Problem to work on: Retype all of the listing exactly, passing over any picture you find.

Source data:
━━━
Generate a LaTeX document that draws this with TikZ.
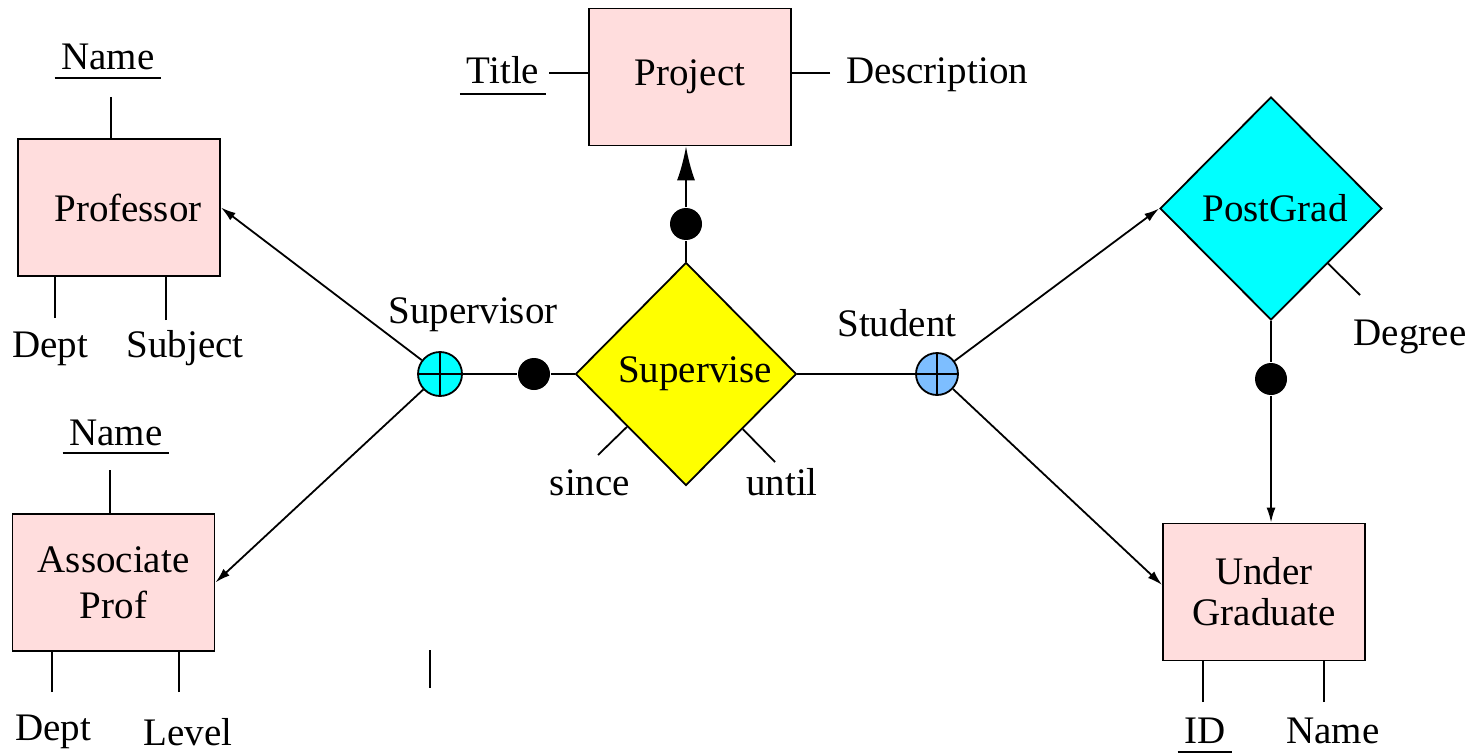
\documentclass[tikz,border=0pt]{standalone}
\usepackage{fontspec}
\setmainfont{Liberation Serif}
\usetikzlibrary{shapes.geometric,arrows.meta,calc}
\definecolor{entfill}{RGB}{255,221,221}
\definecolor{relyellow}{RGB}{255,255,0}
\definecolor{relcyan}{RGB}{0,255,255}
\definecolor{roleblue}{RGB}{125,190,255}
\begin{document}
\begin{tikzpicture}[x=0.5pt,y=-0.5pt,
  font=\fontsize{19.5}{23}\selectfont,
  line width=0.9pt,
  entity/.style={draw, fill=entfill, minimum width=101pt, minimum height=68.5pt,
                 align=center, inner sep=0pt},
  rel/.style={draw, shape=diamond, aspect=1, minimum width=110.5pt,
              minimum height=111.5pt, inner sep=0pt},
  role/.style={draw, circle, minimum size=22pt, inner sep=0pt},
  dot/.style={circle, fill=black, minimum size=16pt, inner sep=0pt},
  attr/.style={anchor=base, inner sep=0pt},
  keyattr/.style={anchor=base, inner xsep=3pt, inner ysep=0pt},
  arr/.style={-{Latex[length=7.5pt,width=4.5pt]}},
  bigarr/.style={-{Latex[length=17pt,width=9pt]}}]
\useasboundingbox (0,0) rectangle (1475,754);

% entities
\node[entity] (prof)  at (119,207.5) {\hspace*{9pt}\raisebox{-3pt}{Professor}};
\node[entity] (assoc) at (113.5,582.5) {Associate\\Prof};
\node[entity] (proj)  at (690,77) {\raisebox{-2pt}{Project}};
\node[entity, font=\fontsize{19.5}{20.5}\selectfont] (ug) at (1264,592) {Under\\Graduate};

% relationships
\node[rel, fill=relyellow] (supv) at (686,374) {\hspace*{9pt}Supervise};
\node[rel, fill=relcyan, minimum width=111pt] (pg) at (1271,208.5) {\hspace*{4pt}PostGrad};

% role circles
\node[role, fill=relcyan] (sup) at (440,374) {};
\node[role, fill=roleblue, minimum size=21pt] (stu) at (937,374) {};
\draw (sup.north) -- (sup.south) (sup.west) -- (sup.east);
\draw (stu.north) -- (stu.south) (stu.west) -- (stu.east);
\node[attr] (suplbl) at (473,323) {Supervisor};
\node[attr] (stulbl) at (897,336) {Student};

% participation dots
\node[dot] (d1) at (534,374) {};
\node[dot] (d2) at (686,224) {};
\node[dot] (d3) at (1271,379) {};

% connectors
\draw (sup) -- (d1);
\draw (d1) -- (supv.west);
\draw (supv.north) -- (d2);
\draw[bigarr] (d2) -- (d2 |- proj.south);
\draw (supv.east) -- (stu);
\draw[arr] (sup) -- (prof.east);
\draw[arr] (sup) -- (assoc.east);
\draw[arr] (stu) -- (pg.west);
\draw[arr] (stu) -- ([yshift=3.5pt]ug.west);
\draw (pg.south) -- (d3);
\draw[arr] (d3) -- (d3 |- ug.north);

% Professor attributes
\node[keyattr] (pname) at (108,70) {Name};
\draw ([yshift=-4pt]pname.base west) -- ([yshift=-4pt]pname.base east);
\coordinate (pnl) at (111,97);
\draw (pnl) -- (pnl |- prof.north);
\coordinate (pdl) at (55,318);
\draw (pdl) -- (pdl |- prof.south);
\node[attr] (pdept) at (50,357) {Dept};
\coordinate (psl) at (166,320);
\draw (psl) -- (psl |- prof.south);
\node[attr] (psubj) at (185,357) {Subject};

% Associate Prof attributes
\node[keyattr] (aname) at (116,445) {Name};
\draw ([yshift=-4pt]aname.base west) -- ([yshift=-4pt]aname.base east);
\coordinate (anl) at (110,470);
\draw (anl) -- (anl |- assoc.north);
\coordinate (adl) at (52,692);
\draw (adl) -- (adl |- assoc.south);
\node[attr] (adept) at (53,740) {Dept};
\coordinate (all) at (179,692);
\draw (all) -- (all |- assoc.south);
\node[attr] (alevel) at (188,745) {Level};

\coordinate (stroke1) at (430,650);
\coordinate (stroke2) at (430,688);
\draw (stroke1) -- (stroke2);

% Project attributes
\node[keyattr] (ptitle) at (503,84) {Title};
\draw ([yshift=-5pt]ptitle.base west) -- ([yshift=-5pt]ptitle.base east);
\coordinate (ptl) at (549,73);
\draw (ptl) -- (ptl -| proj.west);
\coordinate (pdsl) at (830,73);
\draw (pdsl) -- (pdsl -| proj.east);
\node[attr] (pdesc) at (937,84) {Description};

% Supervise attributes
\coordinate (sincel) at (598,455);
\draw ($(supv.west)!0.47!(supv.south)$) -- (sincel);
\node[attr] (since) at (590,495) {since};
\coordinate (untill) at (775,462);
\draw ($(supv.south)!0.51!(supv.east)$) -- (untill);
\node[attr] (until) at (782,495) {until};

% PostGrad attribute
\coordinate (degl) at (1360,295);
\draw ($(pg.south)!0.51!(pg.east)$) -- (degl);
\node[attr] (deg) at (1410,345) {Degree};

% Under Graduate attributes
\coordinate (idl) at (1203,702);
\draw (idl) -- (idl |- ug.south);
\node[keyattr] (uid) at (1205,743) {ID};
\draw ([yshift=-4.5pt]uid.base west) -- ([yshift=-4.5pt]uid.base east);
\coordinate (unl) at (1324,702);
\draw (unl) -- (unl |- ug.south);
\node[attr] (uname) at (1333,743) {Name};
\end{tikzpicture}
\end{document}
━━━
Output of the task:
Generate a LaTeX document that draws this with TikZ.
\documentclass[tikz,border=0pt]{standalone}
\usepackage{fontspec}
\setmainfont{Liberation Serif}
\usetikzlibrary{shapes.geometric,arrows.meta,calc}
\definecolor{entfill}{RGB}{255,221,221}
\definecolor{relyellow}{RGB}{255,255,0}
\definecolor{relcyan}{RGB}{0,255,255}
\definecolor{roleblue}{RGB}{125,190,255}
\begin{document}
\begin{tikzpicture}[x=0.5pt,y=-0.5pt,
  font=\fontsize{19.5}{23}\selectfont,
  line width=0.9pt,
  entity/.style={draw, fill=entfill, minimum width=101pt, minimum height=68.5pt,
                 align=center, inner sep=0pt},
  rel/.style={draw, shape=diamond, aspect=1, minimum width=110.5pt,
              minimum height=111.5pt, inner sep=0pt},
  role/.style={draw, circle, minimum size=22pt, inner sep=0pt},
  dot/.style={circle, fill=black, minimum size=16pt, inner sep=0pt},
  attr/.style={anchor=base, inner sep=0pt},
  keyattr/.style={anchor=base, inner xsep=3pt, inner ysep=0pt},
  arr/.style={-{Latex[length=7.5pt,width=4.5pt]}},
  bigarr/.style={-{Latex[length=17pt,width=9pt]}}]
\useasboundingbox (0,0) rectangle (1475,754);

% entities
\node[entity] (prof)  at (119,207.5) {\hspace*{9pt}\raisebox{-3pt}{Professor}};
\node[entity] (assoc) at (113.5,582.5) {Associate\\Prof};
\node[entity] (proj)  at (690,77) {\raisebox{-2pt}{Project}};
\node[entity, font=\fontsize{19.5}{20.5}\selectfont] (ug) at (1264,592) {Under\\Graduate};

% relationships
\node[rel, fill=relyellow] (supv) at (686,374) {\hspace*{9pt}Supervise};
\node[rel, fill=relcyan, minimum width=111pt] (pg) at (1271,208.5) {\hspace*{4pt}PostGrad};

% role circles
\node[role, fill=relcyan] (sup) at (440,374) {};
\node[role, fill=roleblue, minimum size=21pt] (stu) at (937,374) {};
\draw (sup.north) -- (sup.south) (sup.west) -- (sup.east);
\draw (stu.north) -- (stu.south) (stu.west) -- (stu.east);
\node[attr] (suplbl) at (473,323) {Supervisor};
\node[attr] (stulbl) at (897,336) {Student};

% participation dots
\node[dot] (d1) at (534,374) {};
\node[dot] (d2) at (686,224) {};
\node[dot] (d3) at (1271,379) {};

% connectors
\draw (sup) -- (d1);
\draw (d1) -- (supv.west);
\draw (supv.north) -- (d2);
\draw[bigarr] (d2) -- (d2 |- proj.south);
\draw (supv.east) -- (stu);
\draw[arr] (sup) -- (prof.east);
\draw[arr] (sup) -- (assoc.east);
\draw[arr] (stu) -- (pg.west);
\draw[arr] (stu) -- ([yshift=3.5pt]ug.west);
\draw (pg.south) -- (d3);
\draw[arr] (d3) -- (d3 |- ug.north);

% Professor attributes
\node[keyattr] (pname) at (108,70) {Name};
\draw ([yshift=-4pt]pname.base west) -- ([yshift=-4pt]pname.base east);
\coordinate (pnl) at (111,97);
\draw (pnl) -- (pnl |- prof.north);
\coordinate (pdl) at (55,318);
\draw (pdl) -- (pdl |- prof.south);
\node[attr] (pdept) at (50,357) {Dept};
\coordinate (psl) at (166,320);
\draw (psl) -- (psl |- prof.south);
\node[attr] (psubj) at (185,357) {Subject};

% Associate Prof attributes
\node[keyattr] (aname) at (116,445) {Name};
\draw ([yshift=-4pt]aname.base west) -- ([yshift=-4pt]aname.base east);
\coordinate (anl) at (110,470);
\draw (anl) -- (anl |- assoc.north);
\coordinate (adl) at (52,692);
\draw (adl) -- (adl |- assoc.south);
\node[attr] (adept) at (53,740) {Dept};
\coordinate (all) at (179,692);
\draw (all) -- (all |- assoc.south);
\node[attr] (alevel) at (188,745) {Level};

\coordinate (stroke1) at (430,650);
\coordinate (stroke2) at (430,688);
\draw (stroke1) -- (stroke2);

% Project attributes
\node[keyattr] (ptitle) at (503,84) {Title};
\draw ([yshift=-5pt]ptitle.base west) -- ([yshift=-5pt]ptitle.base east);
\coordinate (ptl) at (549,73);
\draw (ptl) -- (ptl -| proj.west);
\coordinate (pdsl) at (830,73);
\draw (pdsl) -- (pdsl -| proj.east);
\node[attr] (pdesc) at (937,84) {Description};

% Supervise attributes
\coordinate (sincel) at (598,455);
\draw ($(supv.west)!0.47!(supv.south)$) -- (sincel);
\node[attr] (since) at (590,495) {since};
\coordinate (untill) at (775,462);
\draw ($(supv.south)!0.51!(supv.east)$) -- (untill);
\node[attr] (until) at (782,495) {until};

% PostGrad attribute
\coordinate (degl) at (1360,295);
\draw ($(pg.south)!0.51!(pg.east)$) -- (degl);
\node[attr] (deg) at (1410,345) {Degree};

% Under Graduate attributes
\coordinate (idl) at (1203,702);
\draw (idl) -- (idl |- ug.south);
\node[keyattr] (uid) at (1205,743) {ID};
\draw ([yshift=-4.5pt]uid.base west) -- ([yshift=-4.5pt]uid.base east);
\coordinate (unl) at (1324,702);
\draw (unl) -- (unl |- ug.south);
\node[attr] (uname) at (1333,743) {Name};
\end{tikzpicture}
\end{document}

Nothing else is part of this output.